As the Indonesia Pest Management Program shows tangible results, generates concrete changes in the extension system and stimulates farmer activities; buy-ins have begun. Local government officials from village head to provincials governor have provided fiscal, not just moral, support. A large number of field schools have pooled fund for follow-up activities. Sustainability is defined as the maintenance of the flow of benefits to the farmer level after the formal “project” ceases. With IPM the “take-over” process for sustainability is coming from those who see and directly benefit from the actual program and activities.

Environmental

Since the introduction of Green Revolution Technologies, insecticide has been packaged as a production component input along with fertilizers, irrigation, credit and hybrid seeds. In tropical rice, 25 years of field research has never shown that insecticides contribute to tropical rice production.

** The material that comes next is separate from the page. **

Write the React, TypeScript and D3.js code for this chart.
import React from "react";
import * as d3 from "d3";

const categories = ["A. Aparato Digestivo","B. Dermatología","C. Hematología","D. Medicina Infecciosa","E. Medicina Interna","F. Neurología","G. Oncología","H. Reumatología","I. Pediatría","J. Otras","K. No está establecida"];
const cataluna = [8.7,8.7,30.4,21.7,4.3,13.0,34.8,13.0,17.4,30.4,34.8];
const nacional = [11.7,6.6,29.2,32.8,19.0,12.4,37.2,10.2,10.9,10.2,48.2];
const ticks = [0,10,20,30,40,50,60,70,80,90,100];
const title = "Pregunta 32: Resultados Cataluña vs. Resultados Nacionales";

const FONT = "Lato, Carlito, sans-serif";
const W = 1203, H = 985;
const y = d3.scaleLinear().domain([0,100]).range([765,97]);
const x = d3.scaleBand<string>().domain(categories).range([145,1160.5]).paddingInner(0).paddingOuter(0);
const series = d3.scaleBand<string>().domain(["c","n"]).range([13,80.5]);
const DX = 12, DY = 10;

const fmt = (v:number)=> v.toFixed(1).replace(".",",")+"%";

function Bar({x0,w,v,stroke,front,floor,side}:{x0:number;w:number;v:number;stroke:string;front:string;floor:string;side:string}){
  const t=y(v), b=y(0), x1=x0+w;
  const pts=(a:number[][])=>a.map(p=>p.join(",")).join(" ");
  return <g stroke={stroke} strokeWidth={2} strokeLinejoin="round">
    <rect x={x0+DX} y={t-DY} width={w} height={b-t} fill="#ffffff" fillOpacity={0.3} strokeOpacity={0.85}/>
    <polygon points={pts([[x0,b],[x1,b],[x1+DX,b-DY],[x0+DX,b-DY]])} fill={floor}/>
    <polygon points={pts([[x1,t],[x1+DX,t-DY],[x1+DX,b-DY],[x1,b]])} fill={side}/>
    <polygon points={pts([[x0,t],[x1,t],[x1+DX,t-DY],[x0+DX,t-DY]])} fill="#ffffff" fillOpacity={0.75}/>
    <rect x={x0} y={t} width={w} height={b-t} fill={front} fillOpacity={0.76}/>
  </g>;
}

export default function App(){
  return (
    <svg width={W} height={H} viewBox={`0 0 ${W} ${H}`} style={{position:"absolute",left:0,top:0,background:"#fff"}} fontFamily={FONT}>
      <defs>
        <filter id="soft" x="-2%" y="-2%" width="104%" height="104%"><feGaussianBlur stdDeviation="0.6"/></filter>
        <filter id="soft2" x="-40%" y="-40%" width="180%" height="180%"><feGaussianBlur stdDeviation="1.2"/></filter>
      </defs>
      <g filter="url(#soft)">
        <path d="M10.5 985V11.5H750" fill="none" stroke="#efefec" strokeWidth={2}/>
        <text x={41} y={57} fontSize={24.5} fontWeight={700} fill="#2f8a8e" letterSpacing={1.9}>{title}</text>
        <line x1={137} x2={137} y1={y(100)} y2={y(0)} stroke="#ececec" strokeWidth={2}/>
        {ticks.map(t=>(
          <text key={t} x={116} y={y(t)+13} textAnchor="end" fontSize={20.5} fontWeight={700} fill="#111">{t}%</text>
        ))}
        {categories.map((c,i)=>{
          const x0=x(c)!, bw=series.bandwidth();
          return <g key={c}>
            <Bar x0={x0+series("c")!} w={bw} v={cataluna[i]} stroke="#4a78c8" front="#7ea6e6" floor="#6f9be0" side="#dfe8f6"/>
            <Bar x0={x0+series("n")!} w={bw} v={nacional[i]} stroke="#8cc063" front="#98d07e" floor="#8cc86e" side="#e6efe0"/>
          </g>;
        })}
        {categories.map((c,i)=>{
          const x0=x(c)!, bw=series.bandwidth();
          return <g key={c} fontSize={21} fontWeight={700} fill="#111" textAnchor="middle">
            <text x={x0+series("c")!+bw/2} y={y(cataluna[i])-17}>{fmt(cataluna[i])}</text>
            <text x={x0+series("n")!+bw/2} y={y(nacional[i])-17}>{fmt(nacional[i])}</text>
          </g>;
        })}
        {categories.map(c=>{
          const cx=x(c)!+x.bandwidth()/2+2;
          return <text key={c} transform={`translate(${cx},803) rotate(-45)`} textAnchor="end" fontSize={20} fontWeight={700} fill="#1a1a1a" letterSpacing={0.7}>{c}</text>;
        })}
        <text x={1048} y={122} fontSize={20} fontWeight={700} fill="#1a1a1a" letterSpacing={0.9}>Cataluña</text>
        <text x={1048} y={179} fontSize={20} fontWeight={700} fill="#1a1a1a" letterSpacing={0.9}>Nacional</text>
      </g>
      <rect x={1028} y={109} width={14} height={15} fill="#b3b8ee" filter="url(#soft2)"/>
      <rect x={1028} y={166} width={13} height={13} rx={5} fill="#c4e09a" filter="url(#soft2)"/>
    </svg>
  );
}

In point of fact, its indiscriminant use can lead to huge losses from resurgent, pest resistance, and secondary pests as was the case in the 1975 to 1979 rice crisis.

National productions of insecticides fell over 65% since the President Decree of 1986. Despite this revolutionary shift recent surveys show that, alarmingly, 40% of all insecticide applications on rice use banned broad spectrum organophosphates, still freely sold and distributed, supposedly for other crops, in the countryside.

The IPM Program fights this directly by shrinking farmers fears through giving farmers the tools to make their own informed decisions, so they do not waste their resources, risk their health, harm their crops, and damage the environment.